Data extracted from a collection
━━━━━━━━
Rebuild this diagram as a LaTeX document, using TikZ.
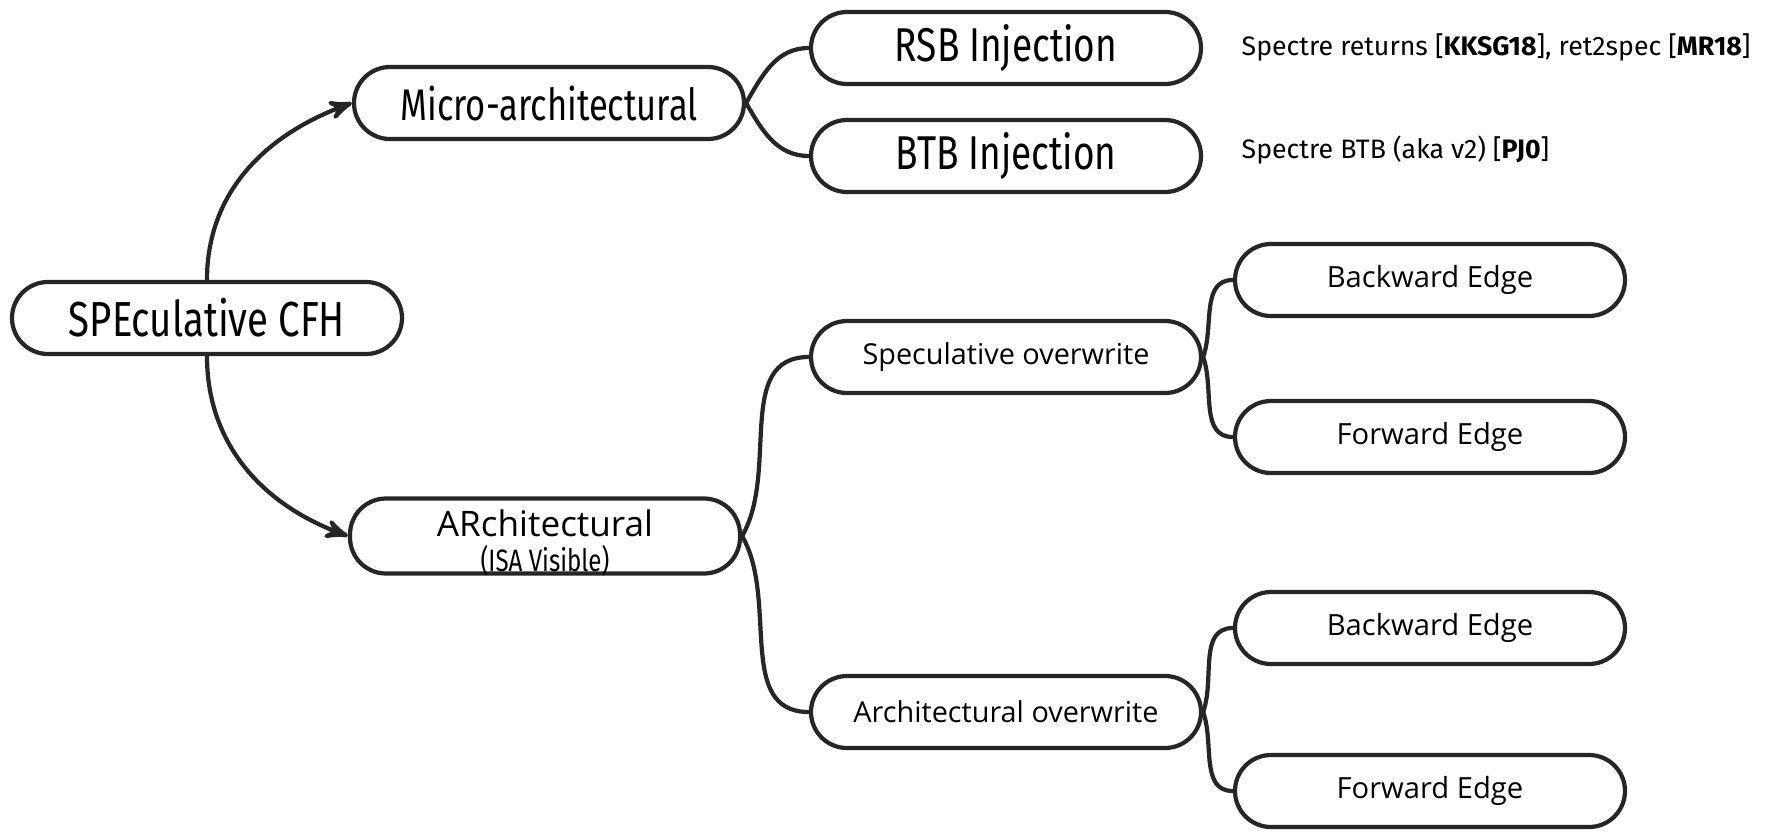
\documentclass[tikz,border=0pt]{standalone}
\usepackage{fontspec}
\setmainfont{Fira Sans}
\newfontfamily\narrowfont[FakeStretch=0.78]{Fira Sans}
\newfontfamily\boxfont{Open Sans}
\usetikzlibrary{arrows,positioning}
\tikzstyle{line} = [draw=black!85, -stealth', line width=1.2pt]
\tikzstyle{branch} = [draw=black!85, line width=1.2pt]
\tikzstyle{pill} = [draw=black!85, line width=1.2pt, rounded corners=0.36cm, minimum width=3.9cm, minimum height=0.72cm, inner sep=0pt]
\tikzstyle{note} = [anchor=west, inner sep=0pt, font=\fontsize{7.6}{9}\selectfont]

\begin{document}
\begin{tikzpicture}
		\useasboundingbox (0,0) rectangle (17.72,-8.31);
		%\draw[help lines,step=1] (0,-9) grid (18,0);
		\node[pill, font=\narrowfont\fontsize{14}{16}\selectfont] (spe)    at (2.07,-3.18)  {SPEculative CFH};      % root
		\node[pill, font=\narrowfont\fontsize{12.6}{14}\selectfont] (micro)  at (5.49,-1.03)  {Micro-architectural};  % upper branch
		\node[pill, minimum height=0.75cm, align=center, font=\boxfont\fontsize{10}{11}\selectfont] (arch) at (5.45,-5.36) {\rule{0pt}{10.2pt}ARchitectural\\[-1.25pt]\smash{\narrowfont\fontsize{8.8}{9}\selectfont (ISA Visible)}}; % lower branch
		\node[pill, font=\narrowfont\fontsize{13.5}{15}\selectfont] (rsb)  at (10.06,-0.48) {RSB Injection};
		\node[pill, font=\narrowfont\fontsize{13.5}{15}\selectfont] (btb)  at (10.06,-1.56) {BTB Injection};
		\node[pill, font=\boxfont\fontsize{8.2}{10}\selectfont] (specow) at (10.06,-3.57) {Speculative overwrite};
		\node[pill, font=\boxfont\fontsize{8.2}{10}\selectfont] (archow) at (10.06,-7.12) {Architectural overwrite};
		\node[pill, font=\boxfont\fontsize{8.3}{10}\selectfont] (bwdA)   at (14.30,-2.80) {Backward Edge};
		\node[pill, font=\boxfont\fontsize{8.3}{10}\selectfont] (fwdA)   at (14.30,-4.37) {Forward Edge};
		\node[pill, font=\boxfont\fontsize{8.3}{10}\selectfont] (bwdB)   at (14.30,-6.28) {Backward Edge};
		\node[pill, font=\boxfont\fontsize{8.3}{10}\selectfont] (fwdB)   at (14.30,-7.91) {Forward Edge};
		% references beside the injections
		\node[note] (rsbref) at (12.41,-0.47) {Spectre returns [\textbf{KKSG18}], ret2spec [\textbf{MR18}]};
		\node[note] (btbref) at (12.41,-1.50) {Spectre BTB (aka v2) [\textbf{PJ0}]};
		% connectors
		\draw[line] (spe.north) to[out=90,in=200] (micro.west);
		\draw[line] (spe.south) to[out=-90,in=160] (arch.west);
		\draw[branch] (micro.east) to[out=60,in=180] (rsb.west);
		\draw[branch] (micro.east) to[out=-60,in=180] (btb.west);
		\draw[branch] (arch.east) to[out=60,in=180] (specow.west);
		\draw[branch] (arch.east) to[out=-60,in=180] (archow.west);
		\draw[branch] (specow.east) to[out=70,in=180] (bwdA.west);
		\draw[branch] (specow.east) to[out=-70,in=180] (fwdA.west);
		\draw[branch] (archow.east) to[out=70,in=180] (bwdB.west);
		\draw[branch] (archow.east) to[out=-70,in=180] (fwdB.west);
\end{tikzpicture}
\end{document}
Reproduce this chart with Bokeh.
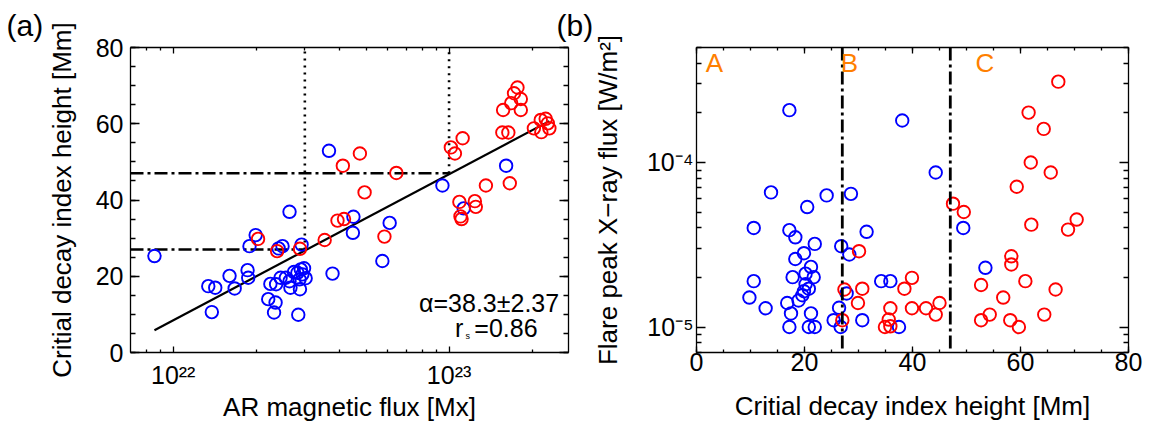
import numpy as np
from bokeh.plotting import figure
from bokeh.layouts import row
from bokeh.models import (FixedTicker, LinearAxis, LogAxis, Label, Span,
                          CustomJSTickFormatter)
from bokeh.embed import file_html
from bokeh.resources import INLINE

FONT = "Liberation Sans"
BLUE = "#0000FF"
RED = "#FF0000"
ORANGE = "#FF7F00"

# ---- panel (a): AR magnetic flux [1e22 Mx] vs critical decay index height [Mm]
a_blue_flux_e22 = [0.855, 2.64, 1.99, 1.89, 2.49, 2.92, 2.41, 4.50, 4.48, 3.78,
                   1.86, 1.87, 1.60, 1.34, 1.42, 1.67, 1.38, 2.21, 2.35, 2.32,
                   2.25, 2.36, 2.45, 2.56, 2.64, 2.66, 2.84, 2.88, 2.90, 2.98,
                   2.82, 2.94, 3.02, 2.87, 2.74, 3.67, 9.46, 16.1, 11.3, 6.09, 5.73]
a_blue_height = [25.3, 36.9, 30.8, 27.9, 27.9, 28.3, 27.3, 35.6, 31.4, 20.7,
                 21.6, 19.6, 20.1, 17.4, 17.0, 16.8, 10.6, 14.0, 13.1, 10.5,
                 18.0, 17.9, 19.6, 19.6, 18.7, 17.0, 9.9, 16.6, 21.8, 22.1,
                 20.9, 20.5, 19.5, 19.2, 21.1, 52.9, 43.8, 49.0, 37.8, 34.0, 24.0]
a_red_flux_e22 = [2.03, 2.38, 2.88, 3.54, 3.94, 4.16, 4.12, 4.75, 4.94, 6.44,
                  5.83, 10.15, 10.5, 11.2, 10.9, 12.4, 12.5, 11.0, 11.1, 13.6,
                  16.6, 17.7, 17.2, 18.2, 16.8, 15.7, 18.2, 15.6, 16.4, 21.5,
                  22.4, 22.8, 20.3, 21.6, 23.1]
a_red_height = [29.8, 26.6, 27.2, 29.5, 34.6, 35.0, 49.0, 52.2, 42.0, 47.1,
                30.4, 53.8, 52.2, 56.2, 39.5, 39.7, 38.2, 35.7, 35.0, 43.8,
                44.4, 69.5, 68.0, 66.5, 65.4, 63.6, 63.6, 57.7, 57.7, 61.0,
                61.3, 60.1, 58.8, 57.8, 58.8]

# fit: height = alpha * (log10(flux) - log_phi0)
alpha, alpha_err = 38.3, 2.37
log_phi0 = 21.779
rs = 0.86

# thresholds separating regimes A / B / C
thr_height = [27, 47]
thr_flux = [3e22, 1e23]

# ---- panel (b): critical decay index height [Mm] vs flare peak flux [1e-5 W/m^2]
b_blue_height = [17.2, 38.1, 13.8, 20.5, 24.1, 28.6, 44.3, 49.4, 53.5, 37.5,
                 10.6, 17.2, 18.3, 31.5, 21.9, 26.8, 28.3, 19.9, 18.3, 21.2,
                 20.2, 21.7, 17.8, 10.6, 20.2, 20.8, 19.9, 19.6, 18.9, 9.8,
                 12.8, 16.8, 17.5, 21.2, 17.2, 20.8, 21.9, 26.4, 25.4, 26.7,
                 27.8, 30.7, 34.2, 35.9]
b_blue_xray_e5 = [20.8, 18.0, 6.58, 5.36, 6.31, 6.45, 8.69, 4.0, 2.29, 1.0,
                  4.0, 3.88, 3.51, 3.79, 3.2, 3.1, 2.76, 2.81, 2.59, 2.32,
                  2.11, 2.01, 2.01, 1.90, 1.82, 1.71, 1.65, 1.56, 1.45, 1.51,
                  1.30, 1.40, 1.21, 1.21, 1.0, 1.0, 1.0, 1.31, 1.10, 1.0,
                  1.60, 1.10, 1.90, 1.90]
b_red_height = [67.0, 61.5, 64.3, 61.9, 65.6, 59.3, 47.5, 49.5, 62.0, 68.8,
                70.4, 58.3, 58.3, 60.9, 52.7, 66.5, 56.8, 39.9, 38.5, 39.9,
                42.5, 45.0, 44.3, 54.3, 52.7, 58.1, 59.7, 64.4, 30.1, 27.0,
                27.4, 30.7, 29.9, 35.9, 35.6, 34.9, 35.9]
b_red_xray_e5 = [31.0, 20.1, 16.0, 10.0, 8.69, 7.12, 5.62, 5.0, 4.19, 3.91,
                 4.5, 2.69, 2.40, 1.90, 1.80, 1.69, 1.51, 1.99, 1.71, 1.30,
                 1.30, 1.40, 1.19, 1.19, 1.10, 1.10, 1.00, 1.19, 2.89, 1.10,
                 1.69, 1.71, 1.40, 1.30, 1.11, 1.0, 1.01]

a_blue_flux = np.array(a_blue_flux_e22) * 1e22
a_red_flux = np.array(a_red_flux_e22) * 1e22
b_blue_xray = np.array(b_blue_xray_e5) * 1e-5
b_red_xray = np.array(b_red_xray_e5) * 1e-5

# "10" followed by a superscript exponent
POW10 = CustomJSTickFormatter(code="""
    const sup = {"0": "\u2070", "1": "\u00b9", "2": "\u00b2", "3": "\u00b3",
                 "4": "\u2074", "5": "\u2075", "6": "\u2076", "7": "\u2077",
                 "8": "\u2078", "9": "\u2079", "-": "\u207b"};
    const e = Math.round(Math.log10(tick));
    return "10" + String(e).split("").map(c => sup[c]).join("");
""")
BLANK = CustomJSTickFormatter(code="return '';")


def style_axis(ax, major_in, minor_in, labels=True):
    ax.major_tick_in = major_in
    ax.major_tick_out = 0
    ax.minor_tick_in = minor_in
    ax.minor_tick_out = 0
    ax.axis_line_color = "black"
    ax.axis_line_width = 1.3
    ax.major_tick_line_color = "black"
    ax.minor_tick_line_color = "black"
    ax.major_tick_line_width = 1.3
    ax.minor_tick_line_width = 1.3
    ax.major_label_text_font = FONT
    ax.axis_label_text_font = FONT
    ax.axis_label_text_font_style = "normal"
    ax.axis_label_text_color = "black"
    ax.major_label_text_color = "black"
    ax.major_label_text_font_size = "25px"
    ax.axis_label_text_font_size = "26px"
    if not labels:
        ax.formatter = BLANK
        ax.major_label_standoff = 0


def panel_letter(p, text, offset):
    # panel letter drawn as a left-aligned title shifted into the left margin
    p.title.text = text
    p.title.align = "left"
    p.title.offset = offset
    p.title.standoff = 12
    p.title.vertical_align = "bottom"
    p.title.text_font = FONT
    p.title.text_font_size = "30px"
    p.title.text_font_style = "normal"
    p.title.text_color = "black"


# ----------------------------------------------------------------- panel (a)
flux_ticker = FixedTicker(
    ticks=[1e22, 1e23],
    minor_ticks=[8e21, 9e21] + [k * 1e22 for k in range(2, 10)] + [2e23])
height_ticker = FixedTicker(ticks=[0, 20, 40, 60, 80],
                            minor_ticks=list(range(0, 81, 5)))

p1 = figure(width=580, height=427, x_axis_type="log",
            x_range=(7.0e21, 2.71e23), y_range=(0, 80),
            output_backend="svg", toolbar_location=None,
            min_border_left=130, min_border_right=12,
            min_border_top=46, min_border_bottom=75)
p1.grid.visible = False
p1.outline_line_color = None
p1.background_fill_color = "white"
p1.border_fill_color = None
panel_letter(p1, "(a)", -124)

p1.xaxis.ticker = flux_ticker
p1.xaxis.formatter = POW10
p1.yaxis.ticker = height_ticker
style_axis(p1.xaxis[0], 6, 3)
style_axis(p1.yaxis[0], 9, 5)
p1.xaxis.axis_label = "AR magnetic flux [Mx]"
p1.yaxis.axis_label = "Critial decay index height [Mm]"
p1.xaxis.major_label_standoff = 8
p1.xaxis.axis_label_standoff = 0
p1.yaxis.major_label_standoff = 7
p1.yaxis.axis_label_standoff = 16

top1 = LogAxis(ticker=flux_ticker)
style_axis(top1, 6, 3, labels=False)
p1.add_layout(top1, "above")
right1 = LinearAxis(ticker=height_ticker)
style_axis(right1, 9, 5, labels=False)
p1.add_layout(right1, "right")

# threshold guides
x_left = p1.x_range.start
y_top = p1.y_range.end
p1.segment(x0=thr_flux, y0=thr_height, x1=thr_flux, y1=[y_top] * 2,
           line_color="black", line_width=2.6, line_dash="2 5")
p1.segment(x0=[x_left] * 2, y0=thr_height, x1=thr_flux, y1=thr_height,
           line_color="black", line_width=2.5, line_dash="13 4 3 4")

# power-law fit
all_flux = np.concatenate([a_blue_flux, a_red_flux])
fit_x = np.array([all_flux.min(), all_flux.max()])
fit_y = alpha * (np.log10(fit_x) - log_phi0)
p1.line(fit_x, fit_y, line_color="black", line_width=2.2)

p1.scatter(a_blue_flux, a_blue_height, marker="circle", size=12.5,
           fill_color=None, line_color=BLUE, line_width=1.9)
p1.scatter(a_red_flux, a_red_height, marker="circle", size=12.5,
           fill_color=None, line_color=RED, line_width=1.9)

p1.add_layout(Label(x=10 ** 23.399, y=13.0, text=f"\u03b1={alpha:.1f}\u00b1{alpha_err:.2f}",
                    text_align="right", text_baseline="middle",
                    text_font=FONT, text_font_size="25px", text_color="black"))
p1.add_layout(Label(x=10 ** 23.321, y=6.5, text=f"={rs:.2f}",
                    text_align="right", text_baseline="middle",
                    text_font=FONT, text_font_size="25px", text_color="black"))
p1.add_layout(Label(x=10 ** 23.052, y=6.5, text="r",
                    text_align="right", text_baseline="middle",
                    text_font=FONT, text_font_size="25px", text_color="black"))
p1.add_layout(Label(x=10 ** 23.060, y=4.4, text="s",
                    text_align="left", text_baseline="middle",
                    text_font=FONT, text_font_size="9px", text_color="black"))

# ----------------------------------------------------------------- panel (b)
h_ticker = FixedTicker(ticks=[0, 20, 40, 60, 80],
                       minor_ticks=list(range(0, 81, 5)))
xray_ticker = FixedTicker(
    ticks=[1e-5, 1e-4],
    minor_ticks=[7e-6, 8e-6, 9e-6] + [k * 1e-5 for k in range(2, 10)]
                + [k * 1e-4 for k in range(2, 6)])

# the second panel's canvas overlaps the first one's empty right margin,
# so its borders are left transparent
p2 = figure(width=602, height=427, y_axis_type="log",
            x_range=(0, 80), y_range=(7e-6, 5e-4),
            output_backend="svg", toolbar_location=None,
            min_border_left=140, min_border_right=30,
            min_border_top=46, min_border_bottom=75)
p2.margin = (0, 0, 0, -24)
p2.grid.visible = False
p2.outline_line_color = None
p2.background_fill_color = "white"
p2.border_fill_color = None
panel_letter(p2, "(b)", -140)

p2.xaxis.ticker = h_ticker
p2.yaxis.ticker = xray_ticker
p2.yaxis.formatter = POW10
style_axis(p2.xaxis[0], 6, 3)
style_axis(p2.yaxis[0], 9, 5)
p2.xaxis.axis_label = "Critial decay index height [Mm]"
p2.yaxis.axis_label = "Flare peak X\u2212ray flux [W/m\u00b2]"
p2.xaxis.major_label_standoff = 0
p2.xaxis.axis_label_standoff = 17
p2.yaxis.major_label_standoff = 3
p2.yaxis.axis_label_standoff = 21

top2 = LinearAxis(ticker=h_ticker)
style_axis(top2, 6, 3, labels=False)
p2.add_layout(top2, "above")
right2 = LogAxis(ticker=xray_ticker)
style_axis(right2, 9, 5, labels=False)
p2.add_layout(right2, "right")

for h in thr_height:
    p2.add_layout(Span(location=h, dimension="height", line_color="black",
                       line_width=2.8, line_dash="13 4 3 4"))

p2.scatter(b_blue_height, b_blue_xray, marker="circle", size=12.5,
           fill_color=None, line_color=BLUE, line_width=1.9)
p2.scatter(b_red_height, b_red_xray, marker="circle", size=12.5,
           fill_color=None, line_color=RED, line_width=1.9)

for txt, hx in (("A", 3.3), ("B", 28.3), ("C", 53.4)):
    p2.add_layout(Label(x=hx, y=4.05e-4, text=txt, text_align="center",
                        text_baseline="middle", text_font=FONT,
                        text_font_size="26px", text_color=ORANGE))

layout = row(p1, p2)
open("out.html", "w").write(file_html(layout, INLINE))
━━━━━━━━
§ YOUR INSTRUCTIONS
Which lines contain the word "this"? Return each of them.

§ EXERCISE SOLUTION
Rebuild this diagram as a LaTeX document, using TikZ.
Reproduce this chart with Bokeh.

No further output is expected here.